◆ Dataset section
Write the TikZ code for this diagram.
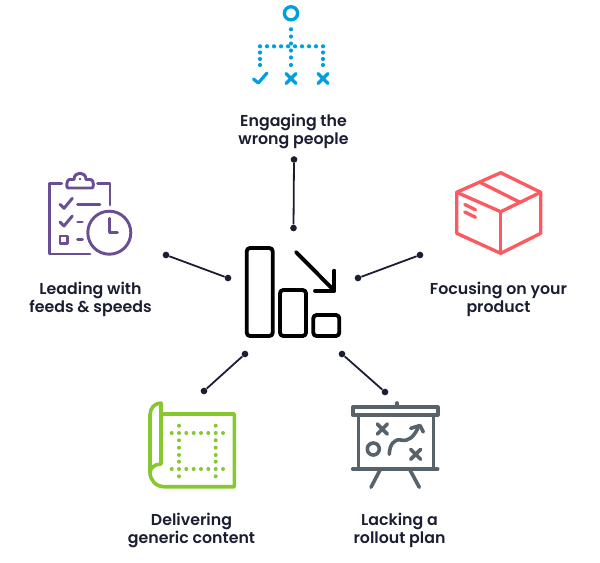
\documentclass[tikz,border=0pt]{standalone}
\usepackage{fontspec}
\setmainfont{Poppins}[UprightFont=* SemiBold,BoldFont=* Bold]
\definecolor{navy}{HTML}{1B1D33}
\definecolor{cblue}{HTML}{00A0E0}
\definecolor{cpurple}{HTML}{694E94}
\definecolor{cred}{HTML}{FC5A60}
\definecolor{cgreen}{HTML}{86C82E}
\definecolor{cgrey}{HTML}{57626B}
\tikzset{
  icon/.style={line width=2.4pt,line cap=round,line join=round},
  thin icon/.style={line width=2.2pt,line cap=round,line join=round},
  label/.style={font=\fontsize{11.85pt}{13.5pt}\selectfont,text=navy,align=center,inner sep=0pt},
  dotend/.style={circle,fill=navy,minimum size=5pt,inner sep=0pt},
  link/.style={navy,line width=1.35pt},
}
\newcommand{\crossmark}[3]{\draw[#3] (#1-5,#2-5) -- (#1+5,#2+5) (#1-5,#2+5) -- (#1+5,#2-5);}
\begin{document}
\begin{tikzpicture}[x=0.75pt,y=-0.75pt]
\useasboundingbox (0,0) rectangle (600,562);
% connectors
\node[dotend] (a1) at (294,159.5) {}; \node[dotend] (a2) at (293.5,228) {};
\node[dotend] (b1) at (166,255) {}; \node[dotend] (b2) at (228,278) {};
\node[dotend] (c1) at (420,255) {}; \node[dotend] (c2) at (358,278) {};
\node[dotend] (d1) at (245,354) {}; \node[dotend] (d2) at (204,391) {};
\node[dotend] (e1) at (342,354) {}; \node[dotend] (e2) at (385,392) {};
\draw[link] (a1) -- (a2); \draw[link] (b1) -- (b2); \draw[link] (c1) -- (c2);
\draw[link] (d1) -- (d2); \draw[link] (e1) -- (e2);
% labels
\node[label] (l1) at (293.5,131) {Engaging the\\wrong people};
\node[label] (l2) at (90.5,299) {Leading with\\feeds \& speeds};
\node[label] (l3) at (498.5,299) {Focusing on your\\product};
\node[label] (l4) at (191.5,530) {Delivering\\generic content};
\node[label] (l5) at (399.5,530) {Lacking a\\rollout plan};
% centre icon
\begin{scope}[line width=2.9pt,line cap=round,line join=round,black]
\draw[rounded corners=2.5pt] (246.7,248) rectangle (272.7,336);
\draw[rounded corners=2.5pt] (280,290) rectangle (306,336);
\draw[rounded corners=2.5pt] (313.3,315) rectangle (339.3,336);
\draw (296,252) -- (334.3,290.7);
\draw (334.3,270.7) -- (334.3,290.7) -- (315,290.7);
\end{scope}
% blue icon
\draw[cblue,line width=2.5pt] (291,13.3) circle[radius=6.6];
\foreach \y in {29.3,36.5,43.5,50.5,57.5,65} \fill[cblue] (291,\y) circle[radius=2.1];
\foreach \x in {260,267,274,281,288,295,302,309,316,323} \fill[cblue] (\x,46.3) circle[radius=2.1];
\foreach \y in {52.5,59,65} {\fill[cblue] (260,\y) circle[radius=2.1]; \fill[cblue] (323,\y) circle[radius=2.1];}
\draw[icon,cblue] (253.5,79) -- (258.3,83) -- (267,73);
\crossmark{291}{78.5}{icon,cblue}
\crossmark{323}{78.5}{icon,cblue}
% purple icon
\begin{scope}[thin icon,cpurple]
\draw (61.7,183.3) -- (49.5,183.3) -- (49.5,254) -- (90,254);
\draw (97.7,183.3) -- (110,183.3) -- (110,205);
\draw (68,188) .. controls (66,188) and (66.5,180.5) .. (69,179.5) -- (74,179.5) .. controls (74,171) and (86,171) .. (86,179.5) -- (91,179.5) .. controls (94,180.5) and (94,188) .. (92,188) -- cycle;
\draw (109.3,232.7) circle[radius=21.5];
\draw (109.3,218.3) -- (109.3,232.3) -- (117.3,232.3);
\draw (60,204.3) -- (64,208.3) -- (72.3,198.3);
\draw (60,222) -- (64,226) -- (72.3,216);
\draw (77.7,204.3) -- (100,204.3);
\draw (77.7,222) -- (82.3,222);
\draw (77.7,239.3) -- (82.3,239.3);
\draw (60,236) rectangle (67.7,243.3);
\end{scope}
\fill[cpurple] (80,179) circle[radius=1.3];
% red icon
\begin{scope}[thin icon,cred,line width=2.5pt]
\draw (500.7,172.7) -- (540.7,192.3) -- (540.7,233.3) -- (500.7,253.3) -- (456.7,233.3) -- (456.7,192.3) -- cycle;
\draw (456.7,192.3) -- (500.7,211.7) -- (540.7,192.3);
\draw (500.7,211.7) -- (500.7,253.3);
\draw (480.7,182.7) -- (520,202.3);
\draw (464.8,204.5) -- (475.5,209.8);
\draw (464.8,212) -- (475.5,217.3);
\end{scope}
% green icon
\begin{scope}[thin icon,cgreen,line width=2.7pt]
\draw (161.5,414) -- (234.3,414) -- (234.3,486.7) -- (164,486.7)
  .. controls (156,486.7) and (150,480) .. (150,472.5) -- (150,415)
  .. controls (150,408) and (155,403) .. (161,403) -- (161,464)
  .. controls (155,464) and (150,468) .. (150,472.5);
\end{scope}
\foreach \x in {171.7,179,186.3,193.7,201,208.3,215.7,223} {\fill[cgreen] (\x,433) circle[radius=2]; \fill[cgreen] (\x,469) circle[radius=2];}
\foreach \y in {425.7,440.3,447.7,455,461.7,476.3} {\fill[cgreen] (179,\y) circle[radius=2]; \fill[cgreen] (215.7,\y) circle[radius=2];}
% grey icon
\begin{scope}[thin icon,cgrey,line width=2.7pt]
\draw (352.7,407) rectangle (437.7,415);
\draw (396.7,403) -- (396.7,407);
\draw (358.3,415) -- (358.3,469) (433.3,415) -- (433.3,469);
\draw (352.7,469) -- (437.7,469);
\draw (380,470) -- (371,487.3) (410,470) -- (419.3,487.3);
\draw (373.3,449) circle[radius=6];
\draw (389.3,454.3) .. controls (389.5,445) and (394,438.5) .. (401,440) .. controls (409,442) and (414,436) .. (418,428);
\draw (410.7,428.3) -- (420,425.5) -- (423.3,432);
\end{scope}
\crossmark{382.3}{429}{thin icon,cgrey,line width=2.7pt}
\crossmark{415.7}{454.3}{thin icon,cgrey,line width=2.7pt}
\end{tikzpicture}
\end{document}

◆ Problem statement
Reproduce the material word for word, minus the images.

◆ Expected output
Write the TikZ code for this diagram.
\documentclass[tikz,border=0pt]{standalone}
\usepackage{fontspec}
\setmainfont{Poppins}[UprightFont=* SemiBold,BoldFont=* Bold]
\definecolor{navy}{HTML}{1B1D33}
\definecolor{cblue}{HTML}{00A0E0}
\definecolor{cpurple}{HTML}{694E94}
\definecolor{cred}{HTML}{FC5A60}
\definecolor{cgreen}{HTML}{86C82E}
\definecolor{cgrey}{HTML}{57626B}
\tikzset{
  icon/.style={line width=2.4pt,line cap=round,line join=round},
  thin icon/.style={line width=2.2pt,line cap=round,line join=round},
  label/.style={font=\fontsize{11.85pt}{13.5pt}\selectfont,text=navy,align=center,inner sep=0pt},
  dotend/.style={circle,fill=navy,minimum size=5pt,inner sep=0pt},
  link/.style={navy,line width=1.35pt},
}
\newcommand{\crossmark}[3]{\draw[#3] (#1-5,#2-5) -- (#1+5,#2+5) (#1-5,#2+5) -- (#1+5,#2-5);}
\begin{document}
\begin{tikzpicture}[x=0.75pt,y=-0.75pt]
\useasboundingbox (0,0) rectangle (600,562);
% connectors
\node[dotend] (a1) at (294,159.5) {}; \node[dotend] (a2) at (293.5,228) {};
\node[dotend] (b1) at (166,255) {}; \node[dotend] (b2) at (228,278) {};
\node[dotend] (c1) at (420,255) {}; \node[dotend] (c2) at (358,278) {};
\node[dotend] (d1) at (245,354) {}; \node[dotend] (d2) at (204,391) {};
\node[dotend] (e1) at (342,354) {}; \node[dotend] (e2) at (385,392) {};
\draw[link] (a1) -- (a2); \draw[link] (b1) -- (b2); \draw[link] (c1) -- (c2);
\draw[link] (d1) -- (d2); \draw[link] (e1) -- (e2);
% labels
\node[label] (l1) at (293.5,131) {Engaging the\\wrong people};
\node[label] (l2) at (90.5,299) {Leading with\\feeds \& speeds};
\node[label] (l3) at (498.5,299) {Focusing on your\\product};
\node[label] (l4) at (191.5,530) {Delivering\\generic content};
\node[label] (l5) at (399.5,530) {Lacking a\\rollout plan};
% centre icon
\begin{scope}[line width=2.9pt,line cap=round,line join=round,black]
\draw[rounded corners=2.5pt] (246.7,248) rectangle (272.7,336);
\draw[rounded corners=2.5pt] (280,290) rectangle (306,336);
\draw[rounded corners=2.5pt] (313.3,315) rectangle (339.3,336);
\draw (296,252) -- (334.3,290.7);
\draw (334.3,270.7) -- (334.3,290.7) -- (315,290.7);
\end{scope}
% blue icon
\draw[cblue,line width=2.5pt] (291,13.3) circle[radius=6.6];
\foreach \y in {29.3,36.5,43.5,50.5,57.5,65} \fill[cblue] (291,\y) circle[radius=2.1];
\foreach \x in {260,267,274,281,288,295,302,309,316,323} \fill[cblue] (\x,46.3) circle[radius=2.1];
\foreach \y in {52.5,59,65} {\fill[cblue] (260,\y) circle[radius=2.1]; \fill[cblue] (323,\y) circle[radius=2.1];}
\draw[icon,cblue] (253.5,79) -- (258.3,83) -- (267,73);
\crossmark{291}{78.5}{icon,cblue}
\crossmark{323}{78.5}{icon,cblue}
% purple icon
\begin{scope}[thin icon,cpurple]
\draw (61.7,183.3) -- (49.5,183.3) -- (49.5,254) -- (90,254);
\draw (97.7,183.3) -- (110,183.3) -- (110,205);
\draw (68,188) .. controls (66,188) and (66.5,180.5) .. (69,179.5) -- (74,179.5) .. controls (74,171) and (86,171) .. (86,179.5) -- (91,179.5) .. controls (94,180.5) and (94,188) .. (92,188) -- cycle;
\draw (109.3,232.7) circle[radius=21.5];
\draw (109.3,218.3) -- (109.3,232.3) -- (117.3,232.3);
\draw (60,204.3) -- (64,208.3) -- (72.3,198.3);
\draw (60,222) -- (64,226) -- (72.3,216);
\draw (77.7,204.3) -- (100,204.3);
\draw (77.7,222) -- (82.3,222);
\draw (77.7,239.3) -- (82.3,239.3);
\draw (60,236) rectangle (67.7,243.3);
\end{scope}
\fill[cpurple] (80,179) circle[radius=1.3];
% red icon
\begin{scope}[thin icon,cred,line width=2.5pt]
\draw (500.7,172.7) -- (540.7,192.3) -- (540.7,233.3) -- (500.7,253.3) -- (456.7,233.3) -- (456.7,192.3) -- cycle;
\draw (456.7,192.3) -- (500.7,211.7) -- (540.7,192.3);
\draw (500.7,211.7) -- (500.7,253.3);
\draw (480.7,182.7) -- (520,202.3);
\draw (464.8,204.5) -- (475.5,209.8);
\draw (464.8,212) -- (475.5,217.3);
\end{scope}
% green icon
\begin{scope}[thin icon,cgreen,line width=2.7pt]
\draw (161.5,414) -- (234.3,414) -- (234.3,486.7) -- (164,486.7)
  .. controls (156,486.7) and (150,480) .. (150,472.5) -- (150,415)
  .. controls (150,408) and (155,403) .. (161,403) -- (161,464)
  .. controls (155,464) and (150,468) .. (150,472.5);
\end{scope}
\foreach \x in {171.7,179,186.3,193.7,201,208.3,215.7,223} {\fill[cgreen] (\x,433) circle[radius=2]; \fill[cgreen] (\x,469) circle[radius=2];}
\foreach \y in {425.7,440.3,447.7,455,461.7,476.3} {\fill[cgreen] (179,\y) circle[radius=2]; \fill[cgreen] (215.7,\y) circle[radius=2];}
% grey icon
\begin{scope}[thin icon,cgrey,line width=2.7pt]
\draw (352.7,407) rectangle (437.7,415);
\draw (396.7,403) -- (396.7,407);
\draw (358.3,415) -- (358.3,469) (433.3,415) -- (433.3,469);
\draw (352.7,469) -- (437.7,469);
\draw (380,470) -- (371,487.3) (410,470) -- (419.3,487.3);
\draw (373.3,449) circle[radius=6];
\draw (389.3,454.3) .. controls (389.5,445) and (394,438.5) .. (401,440) .. controls (409,442) and (414,436) .. (418,428);
\draw (410.7,428.3) -- (420,425.5) -- (423.3,432);
\end{scope}
\crossmark{382.3}{429}{thin icon,cgrey,line width=2.7pt}
\crossmark{415.7}{454.3}{thin icon,cgrey,line width=2.7pt}
\end{tikzpicture}
\end{document}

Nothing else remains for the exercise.